Пары черных очков в роговых оправах разбросаны по дому: на кухонных стойках, на столах, на раковине в ванной – вечно раскрытые, лежат такие, словно странный биологический вид неучтенного животного.
Смотрю, как он играет в теннис.
Как у него иногда подгибались колени на ходу.
Его лицо.
Сходство с Эйбрэхэмом Линколном, и как люди всегда обращали на это внимание.
Его бесстрашие с собаками.
Его лицо. И опять – его лицо.
Тропические рыбки.
Он часто, казалось, становился рассеянным, забывал, где он, словно терял ощущение собственной непрерывности. От этого с ним случались неприятности: прибивал ногти молотком, в машине что-то ломалось.
Его рассеянность за рулем: до того, что иногда пугало. Я всегда считал, что его доконает машина.
А так со здоровьем у него все было хорошо настолько, что он казался неуязвимым, не подверженным физическим недугам, поражающим всех нас. Как будто к нему ничего не липло.
Как он говорил: словно с огромным усилием всплывал из своего одиночества, словно голос у него заржавел, утратил привычку говорить. Он всегда много экал и мекал, откашливался, казалось, он захлебывается посреди фразы. Ощущалось – весьма отчетливо, – что ему неловко.

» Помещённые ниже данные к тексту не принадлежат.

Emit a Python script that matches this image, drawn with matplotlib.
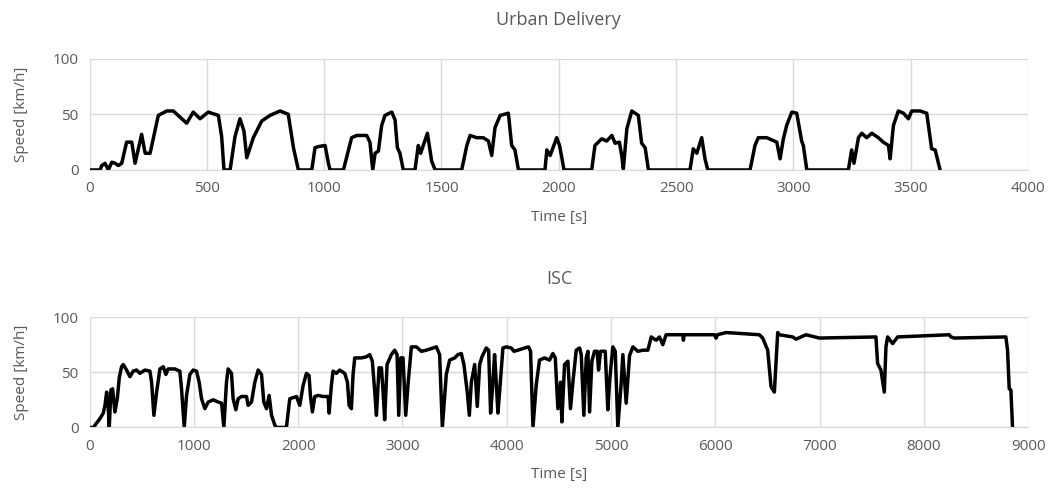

Точно так же меня в детстве постоянно развлекало, когда он где-нибудь расписывался. Он не мог просто поднести перо к бумаге и писать. Как бы оттягивая бессознательно миг истины, он всегда изображал легкий предварительный росчерк, круговое движение в дюйме-другом от бумаги, словно в воздухе муха жужжит и примеривается к точке посадки, а уж потом приступал. Усовершенствованная версия того, как в «Новобрачных» расписывался Нортон Арта Карни[7].
6
Поскакун Кэссиди – ковбой, с 1904 г. герой вестернов американского писателя Клэренса Э. Малфорда (1883–1956) – 28 романов и множества рассказов, их неоднократно экранизировали и адаптировали для радио.
7
«The Honeymooners» – американский комедийный телесериал (1955–1956).
Артур Уильям Мэттью Карни (1918–2003) – американский актер театра, кино, телевидения и радио, в этом сериале сыгравший придурковатого работника городской канализации Эда Нортона.